Desde que en julio ofreció en la Convención Demócrata uno de los más memorables discursos de la cita en Filadelfia, una intervención en la que pronunció el ahora ya famoso y constantemente repetido “cuando ellos se rebajan nosotros nos elevamos”, la primera dama mostró su capacidad para hacer con elegancia el más contundente alegato contra la potencial presidencia de Donald Trump.

Conforme la lucha electoral iba entrando en su fase decisiva, Obama se fue implicando como ninguna consorte presidencial antes en la campaña, ofreciendo de nuevo discursos de una energía y una repercusión que hacen palidecer los de la propia candidata. El máximo exponente fue una intervención que hizo en septiembre en Pensilvania donde, de nuevo sin mencionar el nombre del aspirante republicano a la presidencia, desarticuló no ya solo su candidatura sino sus estándares morales, esos que pasan, como dejó claro el infame vídeo del 2005, por la degradación de las mujeres como algo normal.

Ahora, en la recta final hacia las urnas, Michelle Obama ha culminado su ascensión hasta el puesto de joya de la corona para la campaña de Clinton, con la que el jueves apareció por primera vez en un acto en Carolina del Norte. Y el mero hecho de que la actual candidata hablara primero y se encargara de presentar a Obama dice, si no todo, casi todo de quién es la estrella.

EL PASADO Y BILL

El fenómeno no estaba inicialmente previsto por dos razones y una es la tensión que enfrentó a las dos mujeres en 2008, cuando Clinton se midió en las primarias a Barack Obama. Aunque ya se sabe cómo acabó aquel duelo, no todo el mundo recuerda que Michelle Obama fue de la últimas en hacer públicamente las paces con la mujer que se intentó poner en el histórico camino de su esposo a la Casa Blanca, memorias que han quedado enterradas bajo los halagos mutuos en que se deshicieron el jueves y en la imagen de su abrazo.

Por otra parte, muchos observadores habían apostado que quien tendría el papel protagonista en el asalto a la Casa Blanca de la exsecretaria de Estado sería Bill Clinton.

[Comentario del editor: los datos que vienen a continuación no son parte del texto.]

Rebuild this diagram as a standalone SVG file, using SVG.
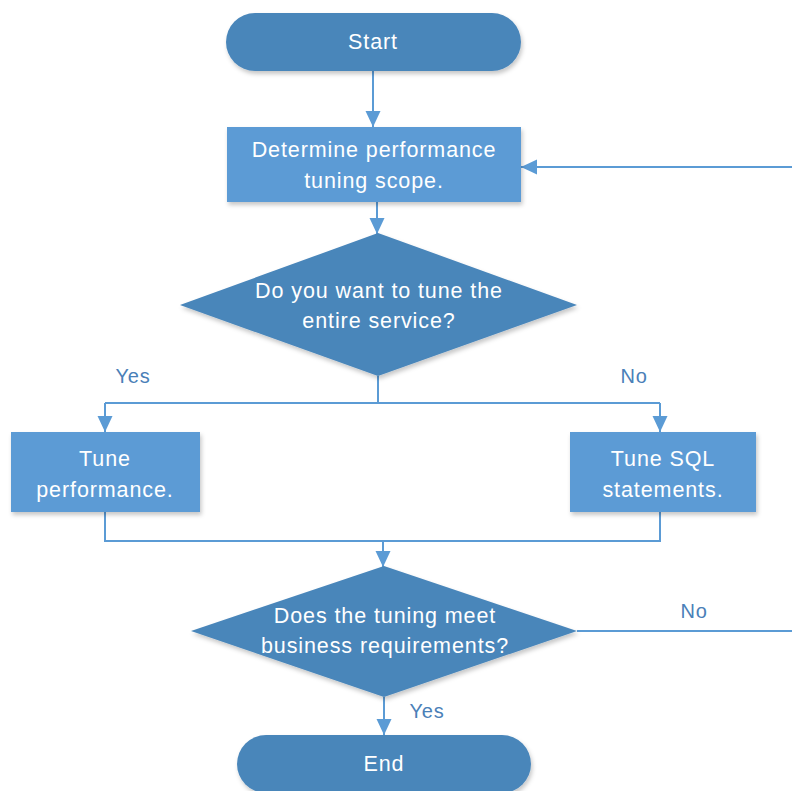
<svg xmlns="http://www.w3.org/2000/svg" width="792" height="791" viewBox="0 0 792 791">
<defs>
<style>
.term{fill:#4a86ba;filter:url(#sh)}
.proc{fill:#5b9bd5;filter:url(#sh)}
.dec{fill:#4a86ba;filter:url(#sh)}
.t{font-family:"Liberation Sans",Arial,sans-serif;font-size:21.5px;letter-spacing:0.9px;fill:#ffffff;text-anchor:middle}
.lbl{font-family:"Liberation Sans",Arial,sans-serif;font-size:20px;letter-spacing:0.8px;fill:#4a80b8;text-anchor:middle}
.c{fill:none;stroke:#5b9bd5;stroke-width:2}
.a{marker-end:url(#ah)}
</style>
<filter id="sh" x="-10%" y="-10%" width="125%" height="135%">
<feDropShadow dx="1.5" dy="3" stdDeviation="2" flood-color="#000" flood-opacity="0.22"/>
</filter>
<marker id="ah" markerUnits="userSpaceOnUse" markerWidth="16" markerHeight="16" viewBox="0 0 16 16" refX="16" refY="8" orient="auto">
<path d="M0,0.5 L16,8 L0,15.5 z" fill="#5b9bd5"/>
</marker>
</defs>
<g id="connectors">
<line class="c a" x1="373" y1="71" x2="373" y2="127"/>
<line class="c a" x1="377" y1="202" x2="377" y2="234"/>
<polyline class="c" points="378,376 378,403"/>
<polyline class="c" points="105,403 660,403"/>
<line class="c a" x1="105" y1="403" x2="105" y2="432"/>
<line class="c a" x1="660" y1="403" x2="660" y2="432"/>
<polyline class="c" points="105,512 105,541 660,541 660,512"/>
<line class="c a" x1="383" y1="541" x2="383" y2="567"/>
<line class="c" x1="577" y1="631" x2="792" y2="631"/>
<line class="c a" x1="792" y1="167" x2="521" y2="167"/>
<line class="c a" x1="384" y1="697" x2="384" y2="735"/>
<text class="lbl" x="133" y="383">Yes</text>
<text class="lbl" x="634" y="383">No</text>
<text class="lbl" x="694" y="618">No</text>
<text class="lbl" x="427" y="718">Yes</text>
</g>
<g id="start">
<rect class="term" x="226" y="13" width="295" height="58" rx="29"/>
<text class="t" x="373" y="49">Start</text>
</g>
<g id="scope">
<rect class="proc" x="227" y="127" width="294" height="75"/>
<text class="t" x="374" y="157">Determine performance</text>
<text class="t" x="374" y="188">tuning scope.</text>
</g>
<g id="decision1">
<polygon class="dec" points="378,233 577,305 378,376 180,305"/>
<text class="t" x="379" y="298">Do you want to tune the</text>
<text class="t" x="379" y="328">entire service?</text>
</g>
<g id="tunePerf">
<rect class="proc" x="11" y="432" width="189" height="80"/>
<text class="t" x="105" y="466">Tune</text>
<text class="t" x="105" y="497">performance.</text>
</g>
<g id="tuneSQL">
<rect class="proc" x="570" y="432" width="186" height="80"/>
<text class="t" x="663" y="466">Tune SQL</text>
<text class="t" x="663" y="497">statements.</text>
</g>
<g id="decision2">
<polygon class="dec" points="384,566 577,631 384,697 191,631"/>
<text class="t" x="385" y="623">Does the tuning meet</text>
<text class="t" x="385" y="653">business requirements?</text>
</g>
<g id="end">
<rect class="term" x="237" y="735" width="294" height="58" rx="29"/>
<text class="t" x="384" y="771">End</text>
</g>
</svg>
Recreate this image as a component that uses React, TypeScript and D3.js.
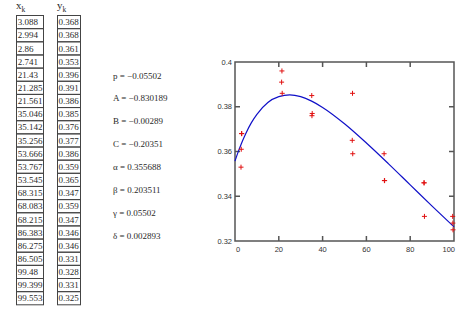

Pero el hombre que siempre ha mostrado un talento natural para conectar con el ciudadano corriente -don del que no anda sobrada la actual candidata- ha quedado algo relegado en una campaña donde sus aventuras extramatrimoniales, las donaciones controvertidas a su fundación y sus discursos pagados se han convertido en vulnerabilidad, igual que meteduras de pata como cuestionar la reforma sanitaria.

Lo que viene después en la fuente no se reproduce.